Legislation that would mandate the New York Common Retirement Fund (CRF) to divest from a list of approximately 200 fossil fuel-heavy companies is facing stiff opposition from fund officials.
The Fossil Fuel Divestment Act would require the CRF to divest from all holdings in coal companies within one year, and divest from all other fossil fuel companies within five years. The CRF has approximately $5 billion invested in such companies.
During an April 30 hearing, Anastasia Titarchuk, interim CIO for the New York Common Retirement Fund, voiced what she calls “fundamental issues” with the act, namely centered around how it decides which companies to divest from, and its mandatory divestment orders.
“The bill chooses a single factor, fossil fuel reserves measures as carbon content as the metric for divestment—this is a poor measure of investment risk and a crude measure of the climate impact of a company,” Titarchuk said at the hearing. “Reinventing the investment strategy of a $200 billion pension fund requires significantly more study and nuance than generating a list of 200 companies based on a single factor. It would be impossible to argue that this is consistent with fiduciary standards.”
Titarchuk continued that the legislation lacked sufficient professional expertise and advice during its inception, thus falling short of the necessary components to be acted upon.
“Any decision to restrict or sell investments must be for the overall benefit of the fund, must be based on the prudent advice of investment professionals, and must be an economic analysis demonstrating that it will not have a negative impact on the fund. This legislation fails to meet these fundamental requirements,” she said.
Bevis Longstreth, former commissioner of the Securities and Exchange Commission (SEC), also presented his opposition to the proposed bill, criticizing its “mandatory approach” and explaining the profound influence New York’s decision can have on other pensions’ portfolios.
“A fiduciary’s duty of care and managing money cannot be successfully legislated, so history teaches,” Longstreth said. “The proposed bill seems more like striking a blow against the fossil fuel industry than it helping to manage the fund.”
New York “will have demonstrated a leadership likely to be emulated across the country.
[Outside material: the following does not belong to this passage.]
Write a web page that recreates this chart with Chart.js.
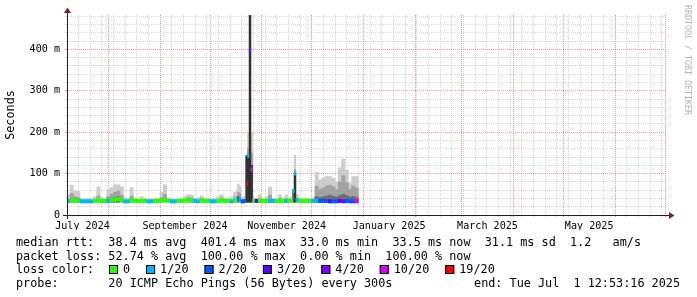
<!DOCTYPE html>
<html>
<head>
<meta charset="utf-8">
<script src="https://cdn.jsdelivr.net/npm/chart.js@4.4.1/dist/chart.umd.min.js"></script>
<style>
  html, body { margin: 0; padding: 0; background: #fff; }
  canvas { display: block; }
</style>
</head>
<body>
<canvas id="ping-chart" width="697" height="297"></canvas>
<script>
const _ = null;

// x = days since 1 July 2024 00:00, one entry per sample
const days = [
    7, 9, 11, 13, 15, 17, 19, 21, 23, 25, 27, 29, 31, 33, 35, 37, 39, 41, 43, 45,
    47, 49, 51, 53, 55, 57, 59, 61, 63, 65, 67, 69, 71, 73, 75, 77, 79, 81, 83, 85,
    87, 89, 91, 93, 95, 97, 99, 101, 103, 105, 107,
    108, 109, 110, 111, 112, 113, 114, 115, 116, 117, 118,
    120, 122, 124, 126, 128, 130, 132, 134, 136, 138,
    139, 140, 141, 142, 143, 144,
    146, 148, 150, 152, 154, 156, 158, 160, 162, 164, 166, 168, 170, 172, 174, 176, 178, 180
];
// median rtt in ms
const medianMs = [
    34, 35, 35, 34, 33, 33, 33, 33, 34, 35, 34, 34, 34, 36, 37, 38, 36, 33, 33, 35,
    34, 34, 34, 34, 33, 33, 34, 34, 35, 36, 34, 33, 33, 34, 34, 35, 35, 35, 34, 33,
    35, 34, 34, 33, 33, 34, 35, 34, 34, 33, 35,
    36, 38, 37, 33, 33, 34, 75, 143, 400, 110, 34,
    34, 34, 34, 34, 34, 34, 34, 34, 34, 34,
    34, 34, 35, 58, 100, 36,
    34, 34, 34, 34, 34, 34, 34, 34, 34, 33, 33, 33, 34, 33, 34, 33, 33, 33
];
// pings lost out of 20
const lostPings = [
    1, 0, 0, 0, 1, 1, 1, 1, 0, 0, 0, 0, 1, 0, 0, 0, 0, 1, 1, 0,
    0, 0, 0, 0, 1, 1, 0, 0, 0, 0, 0, 1, 1, 0, 0, 0, 0, 0, 1, 1,
    0, 0, 0, 1, 1, 0, 0, 0, 0, 1, 0,
    0, 2, 1, 2, 2, 2, 19, 1, 4, 10, 0,
    3, 0, 0, 0, 1, 1, 0, 0, 0, 1,
    0, 0, 0, 1, 1, 1,
    0, 0, 0, 0, 1, 1, 2, 2, 2, 3, 2, 2, 3, 4, 2, 2, 2, 10
];
// smoke: slowest ping, upper quartile, bulk of pings (ms)
const smokeHi = [
    48, 72, 58, 57, 40, 38, 40, 39, 44, 68, 42, 40, 62, 66, 73, 73, 68, 42, 40, 66,
    40, 39, 44, 40, 39, 38, 40, 40, 55, 73, 42, 39, 38, 40, 40, 46, 49, 48, 40, 42,
    46, 40, 40, 39, 40, 44, 49, 42, 40, 44, 55,
    58, 75, 70, 42, 44, 45, 143, 198, 482, 198, 42,
    40, 49, 40, 44, 68, 40, 40, 49, 42, 49,
    40, 42, 44, 60, 145, 50,
    40, 40, 40, 40, 42, 103, 85, 90, 93, 93, 89, 80, 114, 135, 109, 77, 93, 93
];
const smokeMid = [
    _, 52, 44, 42, _, _, _, _, _, 46, _, _, 44, 50, 55, 58, 48, _, _, 45,
    _, _, _, _, _, _, _, _, 42, 50, _, _, _, _, _, _, 42, 41, _, _,
    40, _, _, _, _, _, 41, _, _, _, 42,
    45, 55, 52, _, _, _, 143, 160, 482, 150, _,
    _, 40, _, _, 48, _, _, 40, _, 40,
    _, _, _, 58, 110, 40,
    _, _, _, _, _, 70, 62, 65, 70, 72, 68, 62, 80, 95, 78, 62, 70, 65
];
const smokeCore = [
    _, _, _, _, _, _, _, _, _, _, _, _, _, 40, 42, 44, _, _, _, _,
    _, _, _, _, _, _, _, _, _, _, _, _, _, _, _, _, _, _, _, _,
    _, _, _, _, _, _, _, _, _, _, _,
    _, 45, _, _, _, _, 143, 143, 482, 120, _,
    _, _, _, _, _, _, _, _, _, _,
    _, _, _, 58, 101, _,
    _, _, _, _, _, 44, 42, 44, 46, 48, 45, 43, 47, 50, 47, 43, 45, 42
];
const minPingMs = 31;

const monthStarts = [0, 31, 62, 92, 123, 153, 184, 215, 243, 274, 304, 335, 365];
const monthLabelDays = [15.5, 77, 138, 199.5, 258.5, 319.5];
const monthLabels = ['July 2024', 'September 2024', 'November 2024', 'January 2025', 'March 2025', 'May 2025'];
const firstSunday = 6;

const lossSteps = [0, 1, 2, 3, 4, 10, 19];
const lossLabels = ['0', '1/20', '2/20', '3/20', '4/20', '10/20', '19/20'];
const lossColors = ['#26ff00', '#00b8ff', '#0059ff', '#5e00ff', '#7e00ff', '#dd00ff', '#ff0000'];

const statNames = ['avg', 'max', 'min', 'now'];
const rttStats = [38.4, 401.4, 33.0, 33.5];
const lossStats = [52.74, 100.00, 0.00, 100.00];
const rttSd = 31.1;
const amPerSec = 1.2;
const probeText = '20 ICMP Echo Pings (56 Bytes) every 300s';
const endText = 'end: Tue Jul  1 12:53:16 2025';

// view window
const xMin = 6.2, xMax = 366.2, yMax = 483;

const MONO = "'DejaVu Sans Mono', monospace";
const gridMinor = 'rgba(150,150,150,0.38)';
const gridMajor = 'rgba(255,40,40,0.5)';

function lossColor(n) {
    let c = lossColors[0];
    lossSteps.forEach((s, i) => { if (n >= s) c = lossColors[i]; });
    return c;
}

function smokeBand(values) {
    return days.map((d, i) => ({ x: d, y: values[i] == null ? null : [minPingMs, values[i]] }));
}

// grid ticks on the time axis
const monthSet = new Set(monthStarts);
const labelMap = new Map(monthLabelDays.map((d, i) => [d, monthLabels[i]]));
const xTickSet = new Set();
for (let d = firstSunday; d <= xMax; d += 7) if (d >= xMin) xTickSet.add(d);
monthStarts.forEach(d => { if (d >= xMin && d <= xMax) xTickSet.add(d); });
monthLabelDays.forEach(d => xTickSet.add(d));
const xTicks = [...xTickSet].sort((a, b) => a - b);

// all layers share one slot so they overlap instead of sitting side by side
const barCommon = {
    type: 'bar',
    stack: 'layers',
    barThickness: 'flex',
    categoryPercentage: 1,
    barPercentage: 1,
    borderWidth: 0
};

const rrdDecor = {
    id: 'rrdDecor',
    beforeDraw(chart) {
        const c = chart.ctx;
        c.save();
        c.fillStyle = '#fff';
        c.fillRect(0, 0, chart.width, chart.height);
        c.restore();
    },
    afterDraw(chart) {
        const c = chart.ctx;
        const a = chart.chartArea;
        c.save();

        // axes with arrow heads
        c.strokeStyle = 'rgb(31,31,31)';
        c.lineWidth = 1;
        c.beginPath();
        c.moveTo(a.left - 4, a.bottom + 0.5);
        c.lineTo(a.right + 4, a.bottom + 0.5);
        c.moveTo(a.left + 0.5, a.bottom + 4);
        c.lineTo(a.left + 0.5, a.top - 4);
        c.stroke();
        c.fillStyle = 'rgb(128,31,31)';
        c.beginPath();
        c.moveTo(a.right + 2, a.bottom - 3);
        c.lineTo(a.right + 2, a.bottom + 4);
        c.lineTo(a.right + 7.5, a.bottom + 0.5);
        c.closePath();
        c.fill();
        c.beginPath();
        c.moveTo(a.left - 3, a.top - 2);
        c.lineTo(a.left + 4, a.top - 2);
        c.lineTo(a.left + 0.5, a.top - 7.5);
        c.closePath();
        c.fill();

        // watermark
        c.save();
        c.translate(687, 5);
        c.rotate(Math.PI / 2);
        c.font = "8.3px " + MONO;
        c.fillStyle = '#b4b4b4';
        c.textBaseline = 'middle';
        c.fillText('RRDTOOL / TOBI OETIKER', 0, 0);
        c.restore();

        // legend block
        c.font = "11.8px " + MONO;
        c.fillStyle = '#000';
        c.textBaseline = 'alphabetic';
        const rttLine = 'median rtt:  ' +
            rttStats.map((v, i) => v.toFixed(1) + ' ms ' + statNames[i]).join('  ') +
            '  ' + rttSd.toFixed(1) + ' ms sd  ' + amPerSec.toFixed(1) + '   am/s';
        const lossLine = 'packet loss: ' +
            lossStats.map((v, i) => v.toFixed(2) + ' % ' + statNames[i]).join('  ');
        c.fillText(rttLine, 16, 245.5);
        c.fillText(lossLine, 16, 259.5);
        c.fillText('loss color:', 16, 273);
        let bx = 109;
        lossLabels.forEach((lab, i) => {
            c.fillStyle = lossColors[i];
            c.fillRect(bx, 265, 9, 9);
            c.strokeStyle = '#000';
            c.strokeRect(bx + 0.5, 265.5, 8, 8);
            c.fillStyle = '#000';
            c.fillText(lab, bx + 14, 273);
            bx += 14 + c.measureText(lab).width + 16;
        });
        c.fillText('probe:       ' + probeText, 16, 286.5);
        c.textAlign = 'right';
        c.fillText(endText, 680, 286.5);
        c.restore();
    }
};

new Chart(document.getElementById('ping-chart'), {
    type: 'bar',
    data: {
        datasets: [
            Object.assign({}, barCommon, {
                label: 'median',
                order: 0,
                data: days.map((d, i) => ({ x: d, y: [medianMs[i] - 4, medianMs[i] + 4] })),
                backgroundColor: lostPings.map(lossColor)
            }),
            Object.assign({}, barCommon, {
                label: 'smoke core',
                order: 1,
                data: smokeBand(smokeCore),
                // tall dense columns come out near black, short ones mid grey
                backgroundColor: smokeCore.map(v => v != null && v > 100 ? '#303030' : '#6e6e6e')
            }),
            Object.assign({}, barCommon, {
                label: 'smoke mid',
                order: 2,
                data: smokeBand(smokeMid),
                backgroundColor: '#a2a2a2'
            }),
            Object.assign({}, barCommon, {
                label: 'smoke',
                order: 3,
                data: smokeBand(smokeHi),
                backgroundColor: '#cdcdcd'
            })
        ]
    },
    options: {
        responsive: false,
        animation: false,
        events: [],
        layout: { padding: { left: 0, right: 30, top: 15, bottom: 67 } },
        plugins: {
            legend: { display: false },
            tooltip: { enabled: false }
        },
        scales: {
            x: {
                type: 'linear',
                stacked: true,
                min: xMin,
                max: xMax,
                offset: false,
                afterBuildTicks: s => { s.ticks = xTicks.map(v => ({ value: v })); },
                afterFit: s => { s.height = 15; },
                grid: {
                    offset: false,
                    tickLength: 2,
                    color: c => monthSet.has(c.tick.value) ? gridMajor
                        : labelMap.has(c.tick.value) ? 'rgba(0,0,0,0)' : gridMinor
                },
                border: { display: false, dash: [1, 1] },
                ticks: {
                    autoSkip: false,
                    maxRotation: 0,
                    minRotation: 0,
                    padding: 3,
                    color: '#000',
                    font: { family: MONO, size: 10.1 },
                    callback: v => labelMap.get(v) || ''
                }
            },
            y: {
                stacked: false,
                min: 0,
                max: yMax,
                afterBuildTicks: s => {
                    const t = [];
                    for (let v = 0; v < yMax; v += 20) t.push({ value: v });
                    s.ticks = t;
                },
                afterFit: s => { s.width = 67; },
                grid: {
                    tickLength: 2,
                    color: c => c.tick.value % 100 === 0 ? gridMajor : gridMinor
                },
                border: { display: false, dash: [1, 1] },
                ticks: {
                    autoSkip: false,
                    padding: 5,
                    color: '#000',
                    font: { family: MONO, size: 10.1 },
                    callback: v => v % 100 === 0 ? (v === 0 ? '0' : v + ' m') : ''
                },
                title: {
                    display: true,
                    text: 'Seconds',
                    color: '#000',
                    font: { family: MONO, size: 11.8 },
                    padding: { top: 4, bottom: 0 }
                }
            }
        }
    },
    plugins: [rrdDecor]
});
</script>
</body>
</html>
Acting out of compulsion is not leadership. The mandatory approach could even prove counter-productive, making divestment without legal compulsion appear inconsistent with fiduciary duty, and that would be a perverse effect.”
However Daniel Zarrilli, chief climate change policy advisor for Mayor Bill DeBlasio’s office, touched on the hypocrisy of the dual existence of the city’s green initiatives and investing billions of dollars into companies that pursue contrasting goals.
“We’re taking a very deliberate approach—we know we have to do this the right way, and keep to our fiduciary obligations, but we feel it’s incumbent upon us to pursue this path to protect the future of our pensions,” Zarrilli said.
“If we continue to cut our own greenhouse gas emissions and continue to work to end our reliance on fossil fuels, but we’re still invested in those fossil fuel stocks, then we’re betting against ourselves, and that doesn’t make much sense.”
New York state Sen. Liz Krueger, the primary sponsor for the bill, highlighted the fiduciary nature of the bill, alongside its obvious environmental concerns. “Divesting our state pension fund from fossil fuels will protect workers and retirees from the rapid loss of valuation that fossil fuel companies will suffer in the coming energy transition. Not only does fiduciary responsibility permit divestment, we are soon approaching the time when it will compel divestment,” Krueger told CIO. “New York state should be a leader on this issue, to ensure that our retirees and their children and grandchildren will not only have a pension to enjoy, but also a livable planet on which to enjoy it.”
Toby Heaps, CEO and cofounder of Corporate Knights Inc., added, “I believe it’ll take the pressure of institutional investors and the investment community walking to the exit doors in order for fossil fuel companies to grasp the gravity and the speed of the transition, and the opportunity to advance to renewable assets.”
A study group recently concluded that the CRF should strive to ensure that all of its assets are sustainable by 2030.